William Yu-Kon Chang was born Jan. 1, 1916, in Honolulu. His father, William Sang Chang, was a merchant seaman; his mother, Kui Kyau Lee, was a homemaker. He learned to speak both Chinese and English fluently.

After graduating from high school in Honolulu, Chang left for Shanghai. There he earned a bachelor’s degree in journalism at St. John’s University, an Anglican school founded by American missionaries.

He returned to Hawaii after war broke out between China and Japan in 1937, but went back to Shanghai three years later, when The China Press, an English-language newspaper, hired him as a sports writer.

After the Japanese attack on Pearl Harbor on Dec. 7, 1941, occupying Japanese forces in Shanghai shut the paper down, and Chang, though he was not incarcerated, had to wear an armband to identify himself as an enemy.

“I eked out a living buying and selling on the black market everything that had a value and demand, including firewood, rice, quinine, bicycle tires, mothballs and woolen yarn,” he was quoted as saying in “American Exodus: Second-Generation Chinese Americans in China, 1901-1949” (2019), by Professor Brooks.

The China Press reopened after the war, and Chang was hired back as its city editor and society columnist. But after flying to the United States on an advertising junket in 1947, he decided to stay and settled in New York, where he worked for government outreach groups and restaurants.

He also wrote briefly for The Saturday Evening Post, but he could find no other journalism work. One of his articles for The Post focused on the structure and tactics of China’s army.

“Young or old,” he wrote under the byline Yukon Chang during the Korean War, “the Chinese Red soldier holds the key to World War II. Soon or later, he will be the man whom Far Eastern anti-communist armies will meet in battle, should his leaders pursue their present course.”

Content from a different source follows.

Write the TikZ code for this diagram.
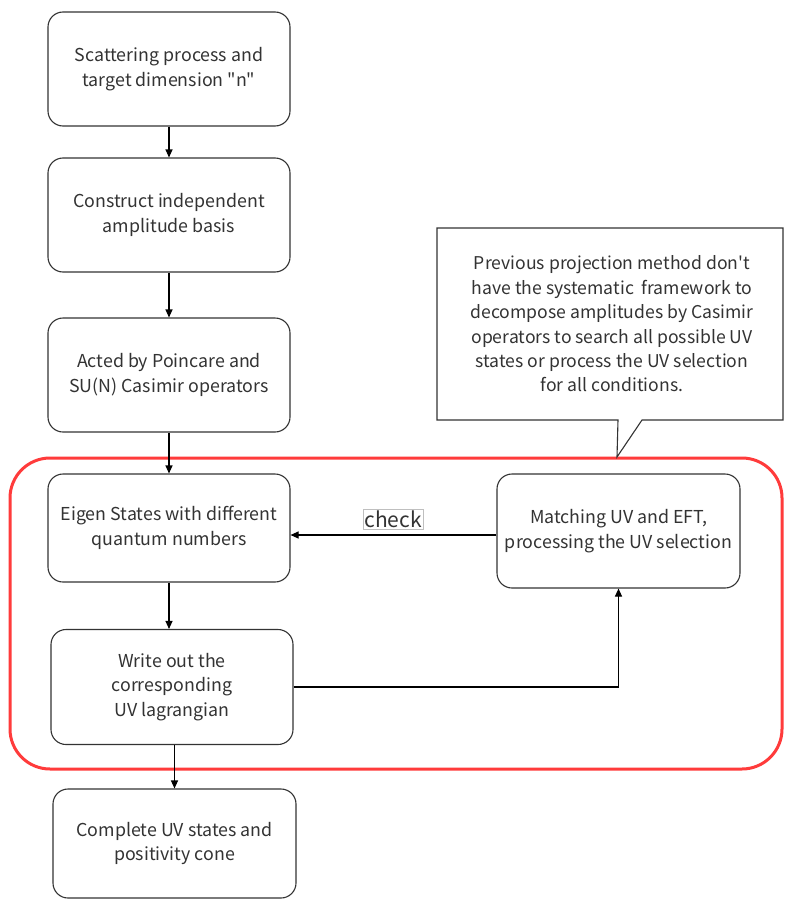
\documentclass[tikz,border=0pt]{standalone}
\usepackage{fontspec}
\setmainfont{Noto Sans CJK SC}[Ligatures=TeXOff]
\usetikzlibrary{arrows.meta,calc}
\definecolor{redframe}{HTML}{FF3B3B}
\definecolor{txt}{HTML}{333333}
\begin{document}
\begin{tikzpicture}[x=1pt,y=-1pt,
  box/.style={draw=black!80, line width=1.1pt, rounded corners=15pt, fill=white,
    align=center, text=txt, font=\fontsize{17.8}{24.5}\selectfont, inner sep=0pt,
    minimum width=242pt},
  arr/.style={draw=black, line width=1.1pt, -{Triangle[length=8pt,width=7pt]}},
  line/.style={draw=black!80, line width=1.1pt},
]
\useasboundingbox (0,0) rectangle (784,899);
\fill[white] (0,0) rectangle (784,899);

% red frame
\draw[redframe, line width=3pt, rounded corners=40pt] (10,458) rectangle (782,769);

% callout
\draw[line, fill=white] (437,228) -- (783,228) -- (783,420) -- (642,420) -- (617,457) -- (618,420) -- (437,420) -- cycle;
\node[align=center, text=txt, font=\fontsize{17.6}{24.4}\selectfont] (note) at (612,324)
  {Previous projection method don't\\have the systematic\ \ framework to\\decompose amplitudes by Casimir\\operators to search all possible UV\\states or process the UV selection\\for all conditions.};

% boxes
\node[box, minimum height=114pt] (b1) at (169,69) {Scattering process and\\target dimension "n"};
\node[box, minimum height=114pt] (b2) at (169,215) {Construct independent\\amplitude basis};
\node[box, minimum height=114pt] (b3) at (169,375) {Acted by Poincare and\\SU(N) Casimir operators};
\node[box, minimum height=108pt] (b4) at (169,528) {Eigen States with different\\quantum numbers};
\node[box, minimum height=115pt] (b5) at (172,687) {Write out the\\corresponding\\UV lagrangian};
\node[box, minimum height=109pt, minimum width=243pt] (b6) at (174.5,843.5) {Complete UV states and\\positivity cone};
\node[box, minimum height=114pt, minimum width=243pt] (rb) at (618.5,531) {Matching UV and EFT,\\processing the UV selection};

% connectors
\draw[arr] (b1) -- (b2);
\draw[arr] (b2) -- (b3);
\draw[arr] (b3) -- (b4);
\draw[arr] (b4.south) -- (b4.south |- b5.north);
\draw[arr] (b5.south -| b6.north) -- (b6.north);
\coordinate (c1) at ([yshift=-4pt]rb.west);
\draw[arr] (c1) -- (c1 -| b4.east);
\node[draw=black!25, line width=0.6pt, inner sep=1.5pt, text=txt, font=\fontsize{21}{24}\selectfont] (chk) at (393,519) {check};
\draw[arr] (b5.east) -- (b5.east -| rb.south) -- (rb.south);
\end{tikzpicture}
\end{document}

In 1954, when a Chinese American real estate delegation met with Mayor Robert F. Wagner Jr. of New York, Chang went along as a translator.

“After solving our problem nicely, Wagner said, ‘You must come around more often. We don’t know what’s going on in your community,’” Chang recalled in the interview with The New York Post. “Somebody spoke up. ‘But we have four newspapers!’ ” But they were all in Chinese.

“Shouldn’t you have at least one in English?” Wagner asked.

Chang agreed, and soon after, using his own money, he started his newspaper. He was a one-man operation: He was editor and publisher, wrote nearly all the articles and sold the advertising. Each issue was produced at his home, first in Forest Hills, Queens, and then, after he moved to Manhattan in the 1960s, in Chinatown.

“All of us would sit and fold the paper, in halves and quarters,” his daughter said. “He had subscriptions — he typed out the addresses and glued on the stamps.”

Chang closed the paper and retired in 1972 to travel with his wife. By then Chinatown was changing. According to the Museum of Chinese in America in Manhattan, Chinese Americans were leaving the neighborhood and new waves of Chinese immigrants were moving in.

In 2000, Chang received the museum’s Legacy Award, along with author Amy Tan and actor Jackie Chan.

In addition to his daughter Dallas, he is survived by two other daughters, Priscilla Chang and Marina Chang Harrison. His wife, Tang Kou Mei, a daughter of the Chinese Nationalist general Tang En-po, died in 2000.

About a year ago, Chang’s archive — including a full set of issues of the Chinese-American Times — was acquired by Columbia University.

“What’s clear is that it gives you a wonderfully rich depiction of the social life of Chinatown,” Thai Jones, curator for American history at Columbia’s rare book and manuscript library, said of the newspaper. “He was doing the work of normalizing and Americanizing people who, to outsiders, was this community of others.”